--- Task prompt ---
Emit a verbatim copy of the lines below from the line with "Convert this chart to Chart.js code." through the line with "var office_volume = [461, 642, 676, 679, 712, 712];", excluding pictures and everything outside that range.

Records with drawing code
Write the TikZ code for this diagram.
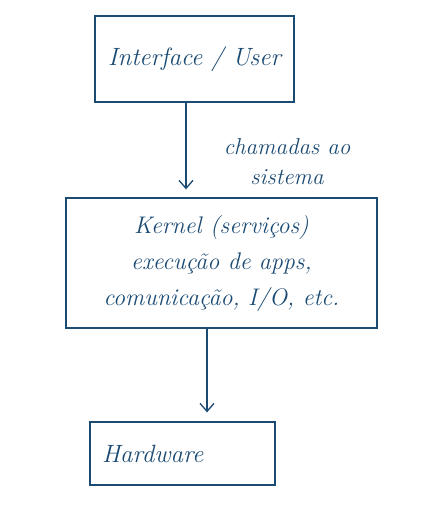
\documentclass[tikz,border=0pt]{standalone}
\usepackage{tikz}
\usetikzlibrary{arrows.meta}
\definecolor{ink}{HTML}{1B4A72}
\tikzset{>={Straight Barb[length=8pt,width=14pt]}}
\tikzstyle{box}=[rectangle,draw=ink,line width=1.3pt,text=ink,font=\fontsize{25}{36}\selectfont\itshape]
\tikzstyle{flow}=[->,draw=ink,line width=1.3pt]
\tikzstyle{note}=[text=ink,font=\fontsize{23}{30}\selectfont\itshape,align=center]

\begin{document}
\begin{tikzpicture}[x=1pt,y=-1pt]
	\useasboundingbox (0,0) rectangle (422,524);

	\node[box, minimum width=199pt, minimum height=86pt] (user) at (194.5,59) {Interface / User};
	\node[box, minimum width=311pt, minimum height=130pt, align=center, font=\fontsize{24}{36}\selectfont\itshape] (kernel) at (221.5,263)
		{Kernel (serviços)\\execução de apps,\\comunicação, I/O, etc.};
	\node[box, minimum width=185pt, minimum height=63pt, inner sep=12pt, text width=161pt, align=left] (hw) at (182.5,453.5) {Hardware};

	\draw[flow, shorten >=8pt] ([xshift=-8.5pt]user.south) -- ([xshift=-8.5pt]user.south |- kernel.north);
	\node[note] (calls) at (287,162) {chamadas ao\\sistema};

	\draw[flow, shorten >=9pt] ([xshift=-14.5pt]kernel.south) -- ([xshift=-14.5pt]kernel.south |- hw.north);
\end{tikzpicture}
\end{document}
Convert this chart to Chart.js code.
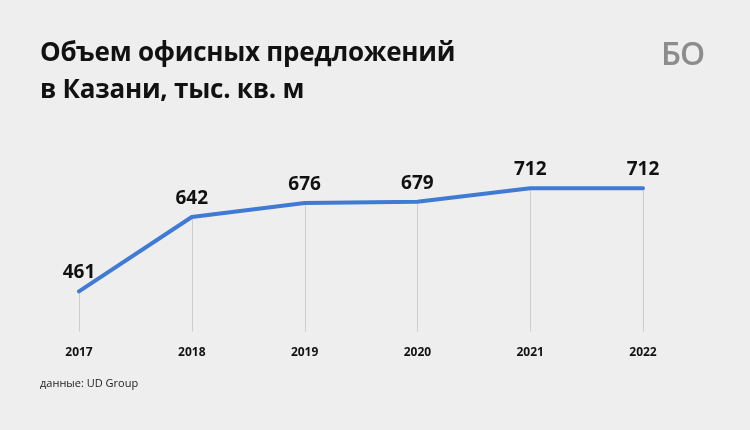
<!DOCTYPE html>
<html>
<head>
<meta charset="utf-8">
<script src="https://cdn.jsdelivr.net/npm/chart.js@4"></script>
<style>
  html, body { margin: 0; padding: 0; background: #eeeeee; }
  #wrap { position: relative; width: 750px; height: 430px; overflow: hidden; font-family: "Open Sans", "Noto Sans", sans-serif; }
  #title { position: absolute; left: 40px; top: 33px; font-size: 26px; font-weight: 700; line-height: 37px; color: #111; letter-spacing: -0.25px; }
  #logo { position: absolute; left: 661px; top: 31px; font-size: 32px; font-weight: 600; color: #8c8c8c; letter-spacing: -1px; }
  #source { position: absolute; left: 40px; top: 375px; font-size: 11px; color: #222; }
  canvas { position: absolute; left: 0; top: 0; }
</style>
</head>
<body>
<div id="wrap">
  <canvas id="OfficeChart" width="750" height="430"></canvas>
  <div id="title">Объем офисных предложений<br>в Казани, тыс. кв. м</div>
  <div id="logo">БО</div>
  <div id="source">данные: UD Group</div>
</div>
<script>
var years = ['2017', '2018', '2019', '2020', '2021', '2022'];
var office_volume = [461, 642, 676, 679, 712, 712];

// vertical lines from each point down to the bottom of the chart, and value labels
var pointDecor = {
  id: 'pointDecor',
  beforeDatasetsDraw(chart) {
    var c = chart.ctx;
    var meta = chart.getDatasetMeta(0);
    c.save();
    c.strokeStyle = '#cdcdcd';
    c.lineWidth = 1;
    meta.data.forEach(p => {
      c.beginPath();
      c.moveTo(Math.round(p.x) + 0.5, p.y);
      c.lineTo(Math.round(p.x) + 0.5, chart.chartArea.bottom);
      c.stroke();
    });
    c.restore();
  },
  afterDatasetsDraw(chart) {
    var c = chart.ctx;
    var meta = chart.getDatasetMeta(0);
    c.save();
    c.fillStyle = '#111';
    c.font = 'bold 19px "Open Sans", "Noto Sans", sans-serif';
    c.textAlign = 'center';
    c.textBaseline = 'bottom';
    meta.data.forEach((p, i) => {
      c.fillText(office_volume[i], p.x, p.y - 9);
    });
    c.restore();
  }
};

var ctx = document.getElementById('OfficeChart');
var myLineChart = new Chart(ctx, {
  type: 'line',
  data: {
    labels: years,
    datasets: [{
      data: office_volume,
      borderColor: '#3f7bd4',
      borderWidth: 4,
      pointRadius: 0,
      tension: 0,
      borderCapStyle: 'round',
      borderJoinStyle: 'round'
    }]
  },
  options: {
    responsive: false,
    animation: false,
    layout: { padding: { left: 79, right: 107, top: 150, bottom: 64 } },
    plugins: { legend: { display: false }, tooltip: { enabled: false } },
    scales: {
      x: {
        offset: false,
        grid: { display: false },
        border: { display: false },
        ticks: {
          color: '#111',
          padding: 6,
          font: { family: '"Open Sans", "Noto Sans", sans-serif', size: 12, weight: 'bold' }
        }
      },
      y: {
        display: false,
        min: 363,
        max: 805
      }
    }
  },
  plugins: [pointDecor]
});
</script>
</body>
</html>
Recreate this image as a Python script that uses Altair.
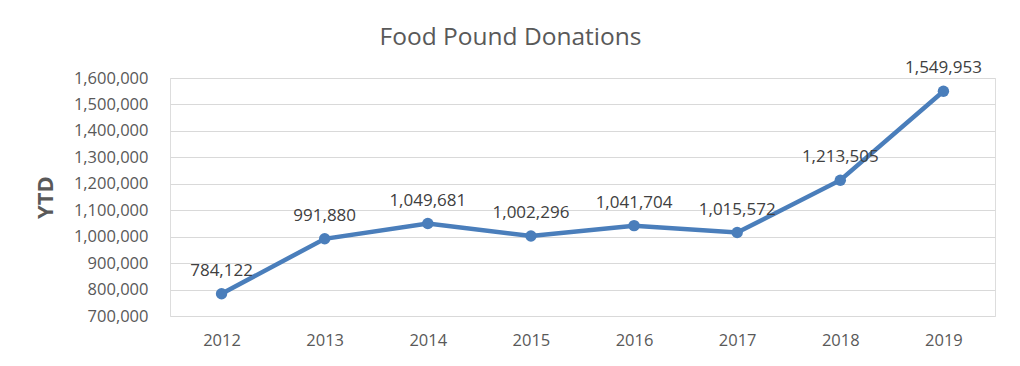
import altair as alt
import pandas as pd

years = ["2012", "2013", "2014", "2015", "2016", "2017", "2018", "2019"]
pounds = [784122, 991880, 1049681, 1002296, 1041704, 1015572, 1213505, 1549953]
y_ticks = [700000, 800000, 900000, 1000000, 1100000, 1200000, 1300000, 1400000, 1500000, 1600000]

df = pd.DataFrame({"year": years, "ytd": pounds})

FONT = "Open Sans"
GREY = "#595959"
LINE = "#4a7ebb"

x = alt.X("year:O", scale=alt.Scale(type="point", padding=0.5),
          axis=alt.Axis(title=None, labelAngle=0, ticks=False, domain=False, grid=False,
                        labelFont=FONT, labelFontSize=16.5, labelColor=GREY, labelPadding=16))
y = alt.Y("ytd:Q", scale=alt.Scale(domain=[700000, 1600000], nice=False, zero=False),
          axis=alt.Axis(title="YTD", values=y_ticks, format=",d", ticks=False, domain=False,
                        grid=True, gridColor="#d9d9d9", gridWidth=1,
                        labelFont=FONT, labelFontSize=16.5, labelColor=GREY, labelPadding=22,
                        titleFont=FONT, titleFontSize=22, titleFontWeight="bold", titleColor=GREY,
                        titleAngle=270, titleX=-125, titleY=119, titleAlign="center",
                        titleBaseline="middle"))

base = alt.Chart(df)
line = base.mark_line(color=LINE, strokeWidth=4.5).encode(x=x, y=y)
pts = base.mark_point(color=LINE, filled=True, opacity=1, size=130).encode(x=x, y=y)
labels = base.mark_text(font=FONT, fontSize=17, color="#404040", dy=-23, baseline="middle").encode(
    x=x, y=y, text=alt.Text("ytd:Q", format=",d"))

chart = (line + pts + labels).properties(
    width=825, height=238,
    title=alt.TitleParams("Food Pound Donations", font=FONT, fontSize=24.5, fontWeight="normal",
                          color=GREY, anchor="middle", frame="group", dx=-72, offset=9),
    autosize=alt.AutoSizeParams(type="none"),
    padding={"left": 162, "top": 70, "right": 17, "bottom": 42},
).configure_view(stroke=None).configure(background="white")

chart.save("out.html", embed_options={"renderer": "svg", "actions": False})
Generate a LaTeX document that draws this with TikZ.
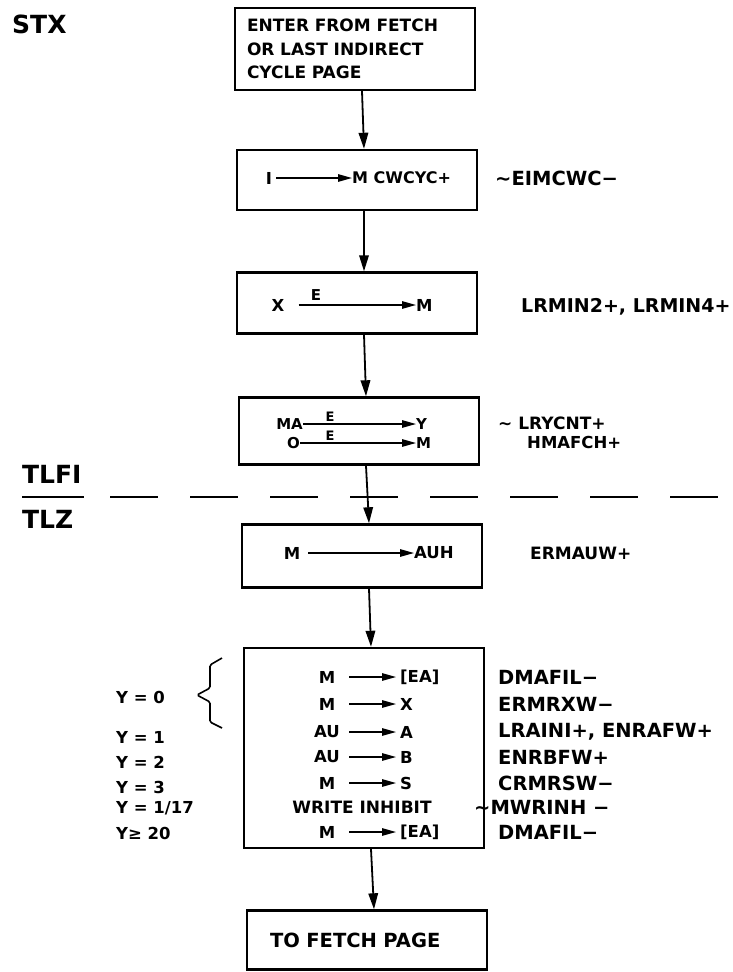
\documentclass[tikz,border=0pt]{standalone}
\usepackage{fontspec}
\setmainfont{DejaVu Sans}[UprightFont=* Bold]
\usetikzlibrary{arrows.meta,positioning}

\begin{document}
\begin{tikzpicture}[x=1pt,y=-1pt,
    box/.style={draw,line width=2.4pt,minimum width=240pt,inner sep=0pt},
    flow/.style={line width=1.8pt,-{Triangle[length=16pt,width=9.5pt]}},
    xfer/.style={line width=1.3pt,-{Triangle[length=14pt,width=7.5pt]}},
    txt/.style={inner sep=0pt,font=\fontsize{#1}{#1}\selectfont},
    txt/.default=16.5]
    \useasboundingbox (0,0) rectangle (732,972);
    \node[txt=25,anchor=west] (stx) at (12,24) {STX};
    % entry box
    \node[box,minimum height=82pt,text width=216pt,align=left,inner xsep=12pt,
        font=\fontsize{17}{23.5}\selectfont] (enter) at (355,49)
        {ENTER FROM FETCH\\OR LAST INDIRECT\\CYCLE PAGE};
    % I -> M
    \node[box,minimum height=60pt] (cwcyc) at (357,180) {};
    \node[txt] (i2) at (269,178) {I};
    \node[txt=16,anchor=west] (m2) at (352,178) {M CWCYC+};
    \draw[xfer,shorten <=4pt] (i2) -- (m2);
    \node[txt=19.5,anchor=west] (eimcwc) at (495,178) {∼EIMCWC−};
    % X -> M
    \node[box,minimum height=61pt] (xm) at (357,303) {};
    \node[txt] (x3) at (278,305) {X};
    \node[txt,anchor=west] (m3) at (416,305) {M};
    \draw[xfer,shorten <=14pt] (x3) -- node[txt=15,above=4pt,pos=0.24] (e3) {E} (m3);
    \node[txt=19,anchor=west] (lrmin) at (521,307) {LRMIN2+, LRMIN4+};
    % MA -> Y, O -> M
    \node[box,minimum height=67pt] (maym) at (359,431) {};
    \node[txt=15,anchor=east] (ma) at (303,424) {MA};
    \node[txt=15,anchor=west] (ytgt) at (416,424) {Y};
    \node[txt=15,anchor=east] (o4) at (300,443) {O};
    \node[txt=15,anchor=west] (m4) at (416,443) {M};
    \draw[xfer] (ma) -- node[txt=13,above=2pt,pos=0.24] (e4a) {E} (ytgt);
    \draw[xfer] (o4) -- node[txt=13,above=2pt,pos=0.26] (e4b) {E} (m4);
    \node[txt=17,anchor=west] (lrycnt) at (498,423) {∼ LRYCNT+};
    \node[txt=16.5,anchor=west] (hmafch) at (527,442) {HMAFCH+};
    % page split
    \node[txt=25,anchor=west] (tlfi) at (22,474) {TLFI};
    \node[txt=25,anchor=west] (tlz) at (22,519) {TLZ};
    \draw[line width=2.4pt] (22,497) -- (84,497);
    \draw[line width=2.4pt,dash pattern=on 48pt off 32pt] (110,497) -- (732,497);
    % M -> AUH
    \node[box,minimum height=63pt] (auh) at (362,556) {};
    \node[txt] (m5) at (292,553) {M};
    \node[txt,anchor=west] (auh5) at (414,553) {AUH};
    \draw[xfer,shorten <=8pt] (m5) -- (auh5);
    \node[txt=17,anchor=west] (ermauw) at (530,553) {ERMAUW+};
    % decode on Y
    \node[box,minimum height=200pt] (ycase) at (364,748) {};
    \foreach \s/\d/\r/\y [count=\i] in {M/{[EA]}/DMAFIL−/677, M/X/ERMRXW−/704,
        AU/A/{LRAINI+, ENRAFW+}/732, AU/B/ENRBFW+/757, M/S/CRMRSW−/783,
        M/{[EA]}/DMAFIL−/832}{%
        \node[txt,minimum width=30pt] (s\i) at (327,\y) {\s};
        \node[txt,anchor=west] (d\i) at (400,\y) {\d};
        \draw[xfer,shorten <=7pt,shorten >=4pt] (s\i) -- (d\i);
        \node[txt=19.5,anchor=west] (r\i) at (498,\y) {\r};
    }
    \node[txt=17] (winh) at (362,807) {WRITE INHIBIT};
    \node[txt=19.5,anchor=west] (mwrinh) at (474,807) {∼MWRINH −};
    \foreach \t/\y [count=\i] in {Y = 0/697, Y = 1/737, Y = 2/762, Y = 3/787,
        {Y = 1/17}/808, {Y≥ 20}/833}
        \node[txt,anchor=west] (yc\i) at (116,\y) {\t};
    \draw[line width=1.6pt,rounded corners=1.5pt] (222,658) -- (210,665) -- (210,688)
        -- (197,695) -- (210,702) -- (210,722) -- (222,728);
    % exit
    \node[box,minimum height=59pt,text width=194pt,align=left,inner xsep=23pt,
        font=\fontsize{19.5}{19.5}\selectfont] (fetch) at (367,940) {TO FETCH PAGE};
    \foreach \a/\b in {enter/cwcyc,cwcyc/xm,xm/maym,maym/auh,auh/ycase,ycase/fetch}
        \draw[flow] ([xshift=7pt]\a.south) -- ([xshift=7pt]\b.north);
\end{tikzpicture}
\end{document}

--- Exercise response ---
Convert this chart to Chart.js code.
<!DOCTYPE html>
<html>
<head>
<meta charset="utf-8">
<script src="https://cdn.jsdelivr.net/npm/chart.js@4"></script>
<style>
  html, body { margin: 0; padding: 0; background: #eeeeee; }
  #wrap { position: relative; width: 750px; height: 430px; overflow: hidden; font-family: "Open Sans", "Noto Sans", sans-serif; }
  #title { position: absolute; left: 40px; top: 33px; font-size: 26px; font-weight: 700; line-height: 37px; color: #111; letter-spacing: -0.25px; }
  #logo { position: absolute; left: 661px; top: 31px; font-size: 32px; font-weight: 600; color: #8c8c8c; letter-spacing: -1px; }
  #source { position: absolute; left: 40px; top: 375px; font-size: 11px; color: #222; }
  canvas { position: absolute; left: 0; top: 0; }
</style>
</head>
<body>
<div id="wrap">
  <canvas id="OfficeChart" width="750" height="430"></canvas>
  <div id="title">Объем офисных предложений<br>в Казани, тыс. кв. м</div>
  <div id="logo">БО</div>
  <div id="source">данные: UD Group</div>
</div>
<script>
var years = ['2017', '2018', '2019', '2020', '2021', '2022'];
var office_volume = [461, 642, 676, 679, 712, 712];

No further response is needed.